╭─ Dataset section
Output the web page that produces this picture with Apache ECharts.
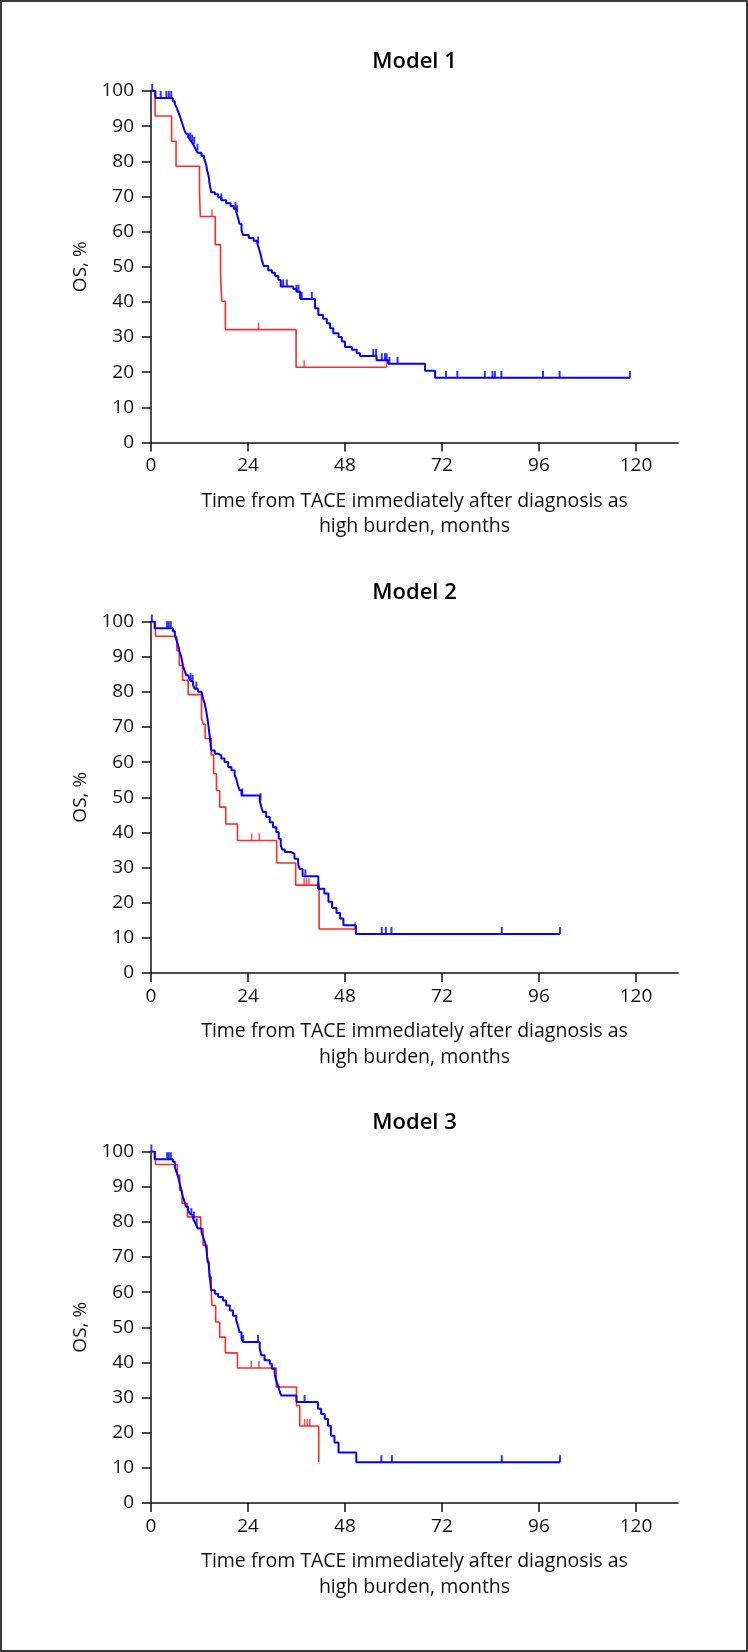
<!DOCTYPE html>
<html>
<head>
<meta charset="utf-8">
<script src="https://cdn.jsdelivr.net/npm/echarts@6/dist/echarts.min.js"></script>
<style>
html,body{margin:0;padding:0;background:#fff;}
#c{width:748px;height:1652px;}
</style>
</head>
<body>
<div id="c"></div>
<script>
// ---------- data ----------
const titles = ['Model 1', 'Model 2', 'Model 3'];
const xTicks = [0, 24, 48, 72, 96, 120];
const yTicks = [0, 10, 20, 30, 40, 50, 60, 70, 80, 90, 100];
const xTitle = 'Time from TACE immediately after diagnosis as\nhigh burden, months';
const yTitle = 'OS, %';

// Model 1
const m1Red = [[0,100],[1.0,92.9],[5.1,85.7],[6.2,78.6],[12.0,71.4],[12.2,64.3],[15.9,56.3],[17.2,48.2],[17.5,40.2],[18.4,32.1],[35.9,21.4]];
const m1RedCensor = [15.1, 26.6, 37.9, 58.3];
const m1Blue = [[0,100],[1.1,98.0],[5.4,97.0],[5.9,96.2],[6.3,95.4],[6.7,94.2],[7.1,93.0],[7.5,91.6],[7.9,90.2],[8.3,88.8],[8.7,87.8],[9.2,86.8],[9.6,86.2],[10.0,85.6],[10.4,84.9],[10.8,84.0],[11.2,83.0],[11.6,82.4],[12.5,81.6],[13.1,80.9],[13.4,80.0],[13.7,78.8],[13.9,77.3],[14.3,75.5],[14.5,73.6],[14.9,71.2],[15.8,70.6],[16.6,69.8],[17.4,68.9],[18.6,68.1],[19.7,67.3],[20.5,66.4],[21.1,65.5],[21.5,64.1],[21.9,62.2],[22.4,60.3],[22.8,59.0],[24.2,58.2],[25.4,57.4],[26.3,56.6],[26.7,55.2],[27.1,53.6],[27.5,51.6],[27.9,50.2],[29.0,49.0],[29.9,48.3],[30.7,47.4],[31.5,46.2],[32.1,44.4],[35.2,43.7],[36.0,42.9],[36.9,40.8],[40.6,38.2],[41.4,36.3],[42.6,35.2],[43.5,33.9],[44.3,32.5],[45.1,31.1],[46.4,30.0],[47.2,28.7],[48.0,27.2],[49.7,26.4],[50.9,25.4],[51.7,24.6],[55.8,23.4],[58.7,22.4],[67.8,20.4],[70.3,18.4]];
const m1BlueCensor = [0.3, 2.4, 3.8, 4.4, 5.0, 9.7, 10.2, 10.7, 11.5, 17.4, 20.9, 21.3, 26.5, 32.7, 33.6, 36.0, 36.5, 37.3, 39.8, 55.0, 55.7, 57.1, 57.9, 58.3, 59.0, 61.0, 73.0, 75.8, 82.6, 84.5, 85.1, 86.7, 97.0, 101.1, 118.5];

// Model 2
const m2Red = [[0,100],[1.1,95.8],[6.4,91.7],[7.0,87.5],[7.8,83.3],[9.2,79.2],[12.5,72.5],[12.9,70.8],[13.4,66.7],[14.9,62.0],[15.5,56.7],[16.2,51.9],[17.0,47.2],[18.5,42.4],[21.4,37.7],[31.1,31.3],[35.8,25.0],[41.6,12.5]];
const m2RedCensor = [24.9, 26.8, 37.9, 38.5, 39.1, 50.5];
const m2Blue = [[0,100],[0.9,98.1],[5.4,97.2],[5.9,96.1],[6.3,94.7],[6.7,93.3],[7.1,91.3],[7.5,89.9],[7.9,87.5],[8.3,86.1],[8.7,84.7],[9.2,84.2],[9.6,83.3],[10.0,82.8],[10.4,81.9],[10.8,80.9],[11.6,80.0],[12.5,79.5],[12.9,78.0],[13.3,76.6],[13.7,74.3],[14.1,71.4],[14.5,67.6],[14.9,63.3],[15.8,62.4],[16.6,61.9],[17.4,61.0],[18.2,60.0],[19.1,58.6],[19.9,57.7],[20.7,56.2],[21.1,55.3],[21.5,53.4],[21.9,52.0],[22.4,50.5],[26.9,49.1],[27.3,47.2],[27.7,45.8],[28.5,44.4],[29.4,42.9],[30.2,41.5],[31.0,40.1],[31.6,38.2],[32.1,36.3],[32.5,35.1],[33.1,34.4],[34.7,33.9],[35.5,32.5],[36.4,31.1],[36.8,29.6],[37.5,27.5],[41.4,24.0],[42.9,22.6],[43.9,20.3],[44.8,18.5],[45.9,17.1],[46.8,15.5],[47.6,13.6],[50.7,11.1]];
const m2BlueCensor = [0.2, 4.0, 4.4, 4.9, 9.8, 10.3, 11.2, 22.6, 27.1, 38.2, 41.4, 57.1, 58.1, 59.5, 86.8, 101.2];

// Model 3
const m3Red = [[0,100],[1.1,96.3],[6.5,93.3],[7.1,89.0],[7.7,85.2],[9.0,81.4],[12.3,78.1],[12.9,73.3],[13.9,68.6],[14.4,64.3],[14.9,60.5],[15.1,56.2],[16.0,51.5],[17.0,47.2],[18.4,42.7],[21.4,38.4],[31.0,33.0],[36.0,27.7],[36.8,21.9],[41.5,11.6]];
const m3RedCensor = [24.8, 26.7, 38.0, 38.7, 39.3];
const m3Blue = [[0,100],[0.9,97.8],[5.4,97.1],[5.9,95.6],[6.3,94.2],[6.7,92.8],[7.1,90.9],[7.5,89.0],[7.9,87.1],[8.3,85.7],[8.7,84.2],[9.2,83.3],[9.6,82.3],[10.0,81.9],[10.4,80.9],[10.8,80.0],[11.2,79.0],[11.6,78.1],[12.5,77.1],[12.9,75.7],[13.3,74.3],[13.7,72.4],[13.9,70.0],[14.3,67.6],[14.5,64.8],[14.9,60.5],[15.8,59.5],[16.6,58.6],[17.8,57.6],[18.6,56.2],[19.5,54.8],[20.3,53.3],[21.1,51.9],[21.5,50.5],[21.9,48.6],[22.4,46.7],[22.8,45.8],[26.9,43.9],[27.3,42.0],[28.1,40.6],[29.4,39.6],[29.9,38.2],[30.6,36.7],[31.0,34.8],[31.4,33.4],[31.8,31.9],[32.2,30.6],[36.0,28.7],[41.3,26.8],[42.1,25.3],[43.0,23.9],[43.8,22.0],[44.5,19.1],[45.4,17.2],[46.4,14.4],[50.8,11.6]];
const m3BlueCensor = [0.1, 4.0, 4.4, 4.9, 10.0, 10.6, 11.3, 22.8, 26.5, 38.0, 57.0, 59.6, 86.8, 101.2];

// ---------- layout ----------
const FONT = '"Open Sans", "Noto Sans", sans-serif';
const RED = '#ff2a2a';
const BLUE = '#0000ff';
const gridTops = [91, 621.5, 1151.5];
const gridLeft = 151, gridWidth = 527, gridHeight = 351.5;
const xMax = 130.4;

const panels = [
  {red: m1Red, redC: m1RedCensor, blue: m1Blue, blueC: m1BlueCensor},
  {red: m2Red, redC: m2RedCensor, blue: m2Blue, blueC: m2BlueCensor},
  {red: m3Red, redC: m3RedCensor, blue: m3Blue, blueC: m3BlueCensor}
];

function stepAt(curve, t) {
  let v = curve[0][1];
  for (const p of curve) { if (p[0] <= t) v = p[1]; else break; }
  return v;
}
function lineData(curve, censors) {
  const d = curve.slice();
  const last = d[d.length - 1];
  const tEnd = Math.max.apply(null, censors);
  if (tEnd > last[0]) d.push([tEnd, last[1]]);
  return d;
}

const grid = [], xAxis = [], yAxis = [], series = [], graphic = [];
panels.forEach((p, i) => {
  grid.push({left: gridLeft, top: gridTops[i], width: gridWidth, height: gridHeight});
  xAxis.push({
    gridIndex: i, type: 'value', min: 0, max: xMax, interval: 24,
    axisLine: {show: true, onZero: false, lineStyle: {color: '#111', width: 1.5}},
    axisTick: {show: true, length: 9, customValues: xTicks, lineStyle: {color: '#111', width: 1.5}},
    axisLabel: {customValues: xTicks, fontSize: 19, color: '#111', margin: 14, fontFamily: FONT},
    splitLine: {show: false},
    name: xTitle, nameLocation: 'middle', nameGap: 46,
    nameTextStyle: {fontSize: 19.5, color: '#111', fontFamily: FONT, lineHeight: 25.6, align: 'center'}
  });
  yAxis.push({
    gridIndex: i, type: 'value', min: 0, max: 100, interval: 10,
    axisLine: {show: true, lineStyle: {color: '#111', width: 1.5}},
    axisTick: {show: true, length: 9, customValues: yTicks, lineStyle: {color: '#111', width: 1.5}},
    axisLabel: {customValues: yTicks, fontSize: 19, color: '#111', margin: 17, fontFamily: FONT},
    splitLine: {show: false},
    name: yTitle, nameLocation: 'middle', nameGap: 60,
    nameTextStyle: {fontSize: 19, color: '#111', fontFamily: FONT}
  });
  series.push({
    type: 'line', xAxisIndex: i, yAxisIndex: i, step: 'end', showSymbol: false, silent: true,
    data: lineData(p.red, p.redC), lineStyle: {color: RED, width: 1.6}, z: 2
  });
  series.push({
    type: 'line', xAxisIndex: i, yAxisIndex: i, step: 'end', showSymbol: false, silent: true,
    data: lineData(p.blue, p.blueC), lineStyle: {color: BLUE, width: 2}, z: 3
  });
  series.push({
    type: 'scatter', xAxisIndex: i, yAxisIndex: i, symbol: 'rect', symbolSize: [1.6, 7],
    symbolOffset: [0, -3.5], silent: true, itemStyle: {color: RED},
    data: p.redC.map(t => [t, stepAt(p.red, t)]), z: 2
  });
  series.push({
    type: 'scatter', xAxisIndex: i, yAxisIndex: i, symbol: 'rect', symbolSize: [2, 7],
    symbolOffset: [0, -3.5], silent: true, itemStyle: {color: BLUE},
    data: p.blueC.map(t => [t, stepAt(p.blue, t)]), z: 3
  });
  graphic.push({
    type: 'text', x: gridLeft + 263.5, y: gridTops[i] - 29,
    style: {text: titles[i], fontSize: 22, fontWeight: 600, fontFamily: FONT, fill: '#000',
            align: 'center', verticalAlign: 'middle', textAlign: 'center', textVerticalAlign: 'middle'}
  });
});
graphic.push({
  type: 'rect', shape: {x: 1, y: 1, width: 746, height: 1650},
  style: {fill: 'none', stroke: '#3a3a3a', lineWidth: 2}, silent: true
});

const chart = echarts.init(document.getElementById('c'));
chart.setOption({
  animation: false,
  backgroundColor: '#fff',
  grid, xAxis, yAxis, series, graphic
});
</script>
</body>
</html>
╰─
**Work to be completed**
Repeat, exactly and in full, each line from the start of the data to the line that contains "97.0, 101.1, 118.5];". Pictures do not go in.

**Task answer**
Output the web page that produces this picture with Apache ECharts.
<!DOCTYPE html>
<html>
<head>
<meta charset="utf-8">
<script src="https://cdn.jsdelivr.net/npm/echarts@6/dist/echarts.min.js"></script>
<style>
html,body{margin:0;padding:0;background:#fff;}
#c{width:748px;height:1652px;}
</style>
</head>
<body>
<div id="c"></div>
<script>
// ---------- data ----------
const titles = ['Model 1', 'Model 2', 'Model 3'];
const xTicks = [0, 24, 48, 72, 96, 120];
const yTicks = [0, 10, 20, 30, 40, 50, 60, 70, 80, 90, 100];
const xTitle = 'Time from TACE immediately after diagnosis as\nhigh burden, months';
const yTitle = 'OS, %';

// Model 1
const m1Red = [[0,100],[1.0,92.9],[5.1,85.7],[6.2,78.6],[12.0,71.4],[12.2,64.3],[15.9,56.3],[17.2,48.2],[17.5,40.2],[18.4,32.1],[35.9,21.4]];
const m1RedCensor = [15.1, 26.6, 37.9, 58.3];
const m1Blue = [[0,100],[1.1,98.0],[5.4,97.0],[5.9,96.2],[6.3,95.4],[6.7,94.2],[7.1,93.0],[7.5,91.6],[7.9,90.2],[8.3,88.8],[8.7,87.8],[9.2,86.8],[9.6,86.2],[10.0,85.6],[10.4,84.9],[10.8,84.0],[11.2,83.0],[11.6,82.4],[12.5,81.6],[13.1,80.9],[13.4,80.0],[13.7,78.8],[13.9,77.3],[14.3,75.5],[14.5,73.6],[14.9,71.2],[15.8,70.6],[16.6,69.8],[17.4,68.9],[18.6,68.1],[19.7,67.3],[20.5,66.4],[21.1,65.5],[21.5,64.1],[21.9,62.2],[22.4,60.3],[22.8,59.0],[24.2,58.2],[25.4,57.4],[26.3,56.6],[26.7,55.2],[27.1,53.6],[27.5,51.6],[27.9,50.2],[29.0,49.0],[29.9,48.3],[30.7,47.4],[31.5,46.2],[32.1,44.4],[35.2,43.7],[36.0,42.9],[36.9,40.8],[40.6,38.2],[41.4,36.3],[42.6,35.2],[43.5,33.9],[44.3,32.5],[45.1,31.1],[46.4,30.0],[47.2,28.7],[48.0,27.2],[49.7,26.4],[50.9,25.4],[51.7,24.6],[55.8,23.4],[58.7,22.4],[67.8,20.4],[70.3,18.4]];
const m1BlueCensor = [0.3, 2.4, 3.8, 4.4, 5.0, 9.7, 10.2, 10.7, 11.5, 17.4, 20.9, 21.3, 26.5, 32.7, 33.6, 36.0, 36.5, 37.3, 39.8, 55.0, 55.7, 57.1, 57.9, 58.3, 59.0, 61.0, 73.0, 75.8, 82.6, 84.5, 85.1, 86.7, 97.0, 101.1, 118.5];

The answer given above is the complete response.